Entro 7 anni saranno i robot a svolgere oltre la metà dei lavori esistenti al momento, ma nessuno dovrà restare disoccupato. A rassicurare il mercato è uno studio diffuso di recente dal World Economic Forum: in 5 anni verranno create 133 milioni di nuove posizioni lavorative a fronte dell’automazione di 75 milioni di mansioni. Secondo lo studio, robot e tecnologia creeranno 58 milioni di nuovi posti di lavoro a patto che gli Stati investano nella formazione dei lavoratori.
Quella che avverrà nella prossima decade è già stata ribattezzata la “quarta rivoluzione industriale”. Sono tanti a temere di vedere il loro lavoro presto sostituito da una macchina. Non tutti però sono convinti che andrà a finire proprio così.
I responsabili delle risorse umane e i top strategy executive di 12 industrie e 20 economie sviluppate ed emergenti (che insieme rappresentano il 70% del PIL globale), sulle cui analisi si basa lo studio del WEF, ad esempio, pensano che il progresso tecnologico creerà oltre 133 milioni di posti di lavoro entro il 2022. L’evoluzione del mercato del lavoro, in particolare, porterà con sé una grande espansione dei ruoli legati all’information technology: i più richiesti saranno gli esperti di analisi dei dati e gli scienziati, seguiti da esperti in intelligenza artificiale e manager gestionali. A seguire, gli sviluppatori di software e i professionisti dei settori vendite e marketing.
Quelli che scompariranno, invece, saranno 75mila posti di lavoro che prevedono mansioni che le macchine potranno imparare facilmente, come ad esempio compiti amministrativi legati alla gestione delle buste paga o all’inserimento di dati nei sistemi informatici. Al momento solo il 29% del lavoro complessivo è svolto da robot, mentre il 71% è ancora affidato ai lavoratori. Ma secondo le previsioni del WEF, entro il 2025 questa proporzione cambierà radicalmente: oltre la metà delle ore di lavoro saranno svolte da sistemi automatizzati.

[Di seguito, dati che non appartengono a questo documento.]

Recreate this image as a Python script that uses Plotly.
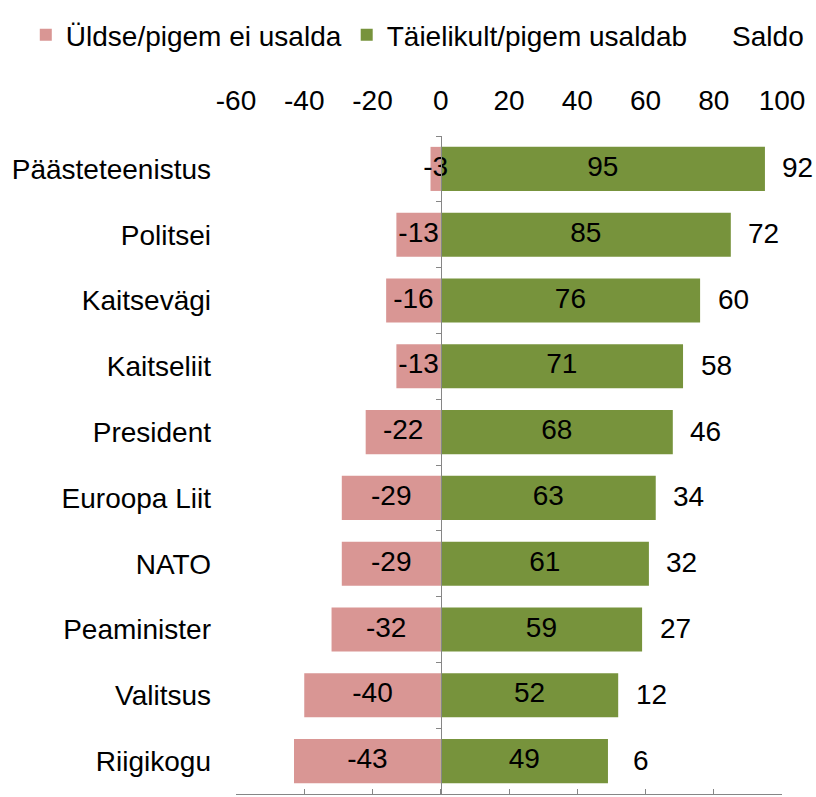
import plotly.graph_objects as go

categories = ["Päästeteenistus", "Politsei", "Kaitsevägi", "Kaitseliit", "President",
              "Euroopa Liit", "NATO", "Peaminister", "Valitsus", "Riigikogu"]
distrust = [-3, -13, -16, -13, -22, -29, -29, -32, -40, -43]
trust = [95, 85, 76, 71, 68, 63, 61, 59, 52, 49]
saldo = [92, 72, 60, 58, 46, 34, 32, 27, 12, 6]
x_ticks = [-60, -40, -20, 0, 20, 40, 60, 80, 100]
x_tick_labels = ["-60", "-40", "-20", "0", "20", "40", "60", "80", "100"]

FONT = "Arial, Liberation Sans, sans-serif"
FS = 28
PINK = "#D99694"
GREEN = "#77933C"
AXIS = "#868686"
X_RANGE = [-60, 100]
SALDO_SHIFT_PX = 33

fig = go.Figure()

fig.add_trace(go.Bar(
    y=categories, x=distrust, orientation="h", name="Üldse/pigem ei usalda",
    marker=dict(color=PINK, line=dict(width=0)), width=0.67,
))
fig.add_trace(go.Bar(
    y=categories, x=trust, orientation="h", name="Täielikult/pigem usaldab",
    marker=dict(color=GREEN, line=dict(width=0)), width=0.67,
))
fig.add_trace(go.Bar(
    y=categories, x=saldo, base=trust, orientation="h", name="Saldo",
    marker=dict(color="rgba(0,0,0,0)", line=dict(width=0)), width=0.67,
    hoverinfo="skip",
))

# value labels
fig.add_trace(go.Scatter(
    y=categories, x=[v / 2 for v in distrust], mode="text",
    text=[str(v) for v in distrust], textposition="middle center",
    textfont=dict(family=FONT, size=FS, color="black"), showlegend=False, hoverinfo="skip",
))
fig.add_trace(go.Scatter(
    y=categories, x=[v / 2 for v in trust], mode="text",
    text=[str(v) for v in trust], textposition="middle center",
    textfont=dict(family=FONT, size=FS, color="black"), showlegend=False, hoverinfo="skip",
))

# saldo labels to the right of the green bars (anchored at the bar end)
for cat, t, s in zip(categories, trust, saldo):
    fig.add_annotation(
        x=t, y=cat, xref="x", yref="y", text=str(s), showarrow=False,
        xanchor="center", yanchor="middle", xshift=SALDO_SHIFT_PX, yshift=1,
        font=dict(family=FONT, size=FS, color="black"),
    )

# helper trace for the overlay axes (bottom tick axis and zero-line category ticks)
fig.add_trace(go.Scatter(
    x=[0], y=[0], xaxis="x2", yaxis="y2", mode="markers",
    marker=dict(opacity=0), showlegend=False, hoverinfo="skip",
))

n = len(categories)
zero_pos = (0 - X_RANGE[0]) / (X_RANGE[1] - X_RANGE[0])

fig.update_layout(
    width=816, height=797,
    margin=dict(l=236, r=34, t=136, b=3),
    paper_bgcolor="white", plot_bgcolor="white",
    barmode="overlay",
    font=dict(family=FONT, size=FS, color="black"),
    showlegend=True,
    legend=dict(
        orientation="h", x=-0.385, xanchor="left", y=1.1535, yanchor="middle",
        font=dict(family=FONT, size=FS, color="black"),
        bgcolor="rgba(0,0,0,0)", traceorder="normal", itemclick=False,
    ),
    xaxis=dict(
        range=X_RANGE, side="top", tickvals=x_ticks, ticktext=x_tick_labels,
        ticks="", showline=False, showgrid=False, zeroline=False, ticklabelstandoff=19,
        tickfont=dict(family=FONT, size=FS, color="black"),
    ),
    xaxis2=dict(
        range=X_RANGE, overlaying="x", side="bottom", anchor="y", tickvals=x_ticks,
        ticks="inside", ticklen=5, tickcolor=AXIS, showline=True, linecolor=AXIS,
        linewidth=1, showticklabels=False, showgrid=False, zeroline=False,
    ),
    yaxis=dict(
        range=[n - 0.5, -0.5], type="category", showline=False, showgrid=False,
        zeroline=False, ticks="", ticklabelstandoff=24,
        tickfont=dict(family=FONT, size=FS, color="black"),
    ),
    yaxis2=dict(
        range=[n - 0.5, -0.5], overlaying="y", anchor="free", position=zero_pos,
        side="left", tickvals=[i - 0.5 for i in range(n + 1)], ticks="outside",
        ticklen=5, tickcolor=AXIS, showline=True, linecolor=AXIS, linewidth=1,
        showticklabels=False, showgrid=False, zeroline=False,
    ),
)

fig.write_html("out.html", config={"displayModeBar": False},
               post_script="document.body.style.margin='0';")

Fondamentale sarà la diffusione dell’intelligenza artificiale, che troverà applicazione nel mercato automobilistico e aerospaziale e perfino nell’alta finanza.
Le previsioni fornite dal World Economic Forum sembrano trovare conferma anche in uno studio condotto dal Centro per la ricerca europea (ZEW) di Mannheim e commissionato dal Ministero per l’istruzione e la ricerca tedesco.
La Germania oggi è la terza industria al mondo per automazione e nel 2017 ha raggiunto il numero massimo di occupati dal 1989 con 44 milioni di posti di lavoro. «La digitalizzazione tra il 2011 e il 2016 ha in realtà contribuito alla crescita per almeno l’1%», sottolinea Terry Gregory, membro del dipartimento di ricerca sul mercato del lavoro dell’istituto tedesco. Secondo lo studio il calo del 5% del livello di occupazione dovuto alla digitalizzazione, tra il 2011 e il 2016, è stato pienamente compensato nei settori dell’industria che maggiormente hanno puntato sulle nuove tecnologie. Solo il 31,4 % delle industrie tedesche è ancora restio ad aprirsi alle nuove tecnologie.